I hope some of this was useful!

jbhat says:

If memory serves, it’s just a stage. And once you get used to it, he’ll move on to something else that will wreak havoc with your schedule. But I have to ask, is Jeff around in the morning to help, or is he already gone? I think we used to use some sort of “containment system” while we were getting ready. We used to pull the highchair into the hallway by the bathroom, etc. Our kiddo just wanted to be nearby, I think, if he couldn’t be held.

Good luck.

ariana says:

Thanks Chantal. I can try to put him down at 6 or 6:30.. my fear is that it’s so close to his “normal” bedtime that he’ll think it’s real bed time and won’t wake up again and then will wake up at 4am for the day!

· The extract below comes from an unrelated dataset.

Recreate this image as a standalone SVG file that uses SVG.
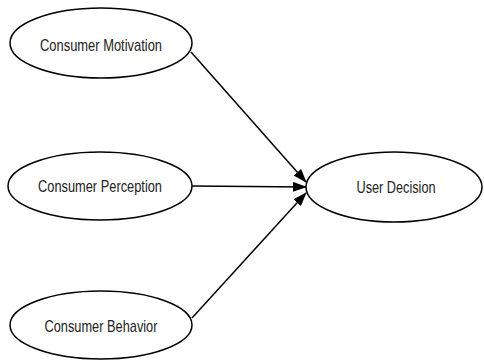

I guess it’s worth a try though because this really can’t go on.

Chantal says:

Oh boy, that sucks! Annora did that for a few days (waking up at 5:30) but stopped very shortly after, thank goodness! For the most part I find that her wake up doesn’t really depend on when we put her to bed – her internal clock is the same. That being said, we have gradually switched her bedtime from 7:30 to 8 or 8:30 pm, and now Annora will wake up between 6 and 6:30 am instead of earlier. (I do long for the days when she’d sleep until 7 am at least, though!) I leave Annora in her crib with her aquarium on and a stuffed toy and she plays for about 40 minutes while I get more sleep.

I think it’s a stage, though. The older Annora gets the more frequently her routine changes. Can you try putting Jasper down for a nap at 6 or 6:30, let him sleep for an hour then get him up again? That might work. Good luck!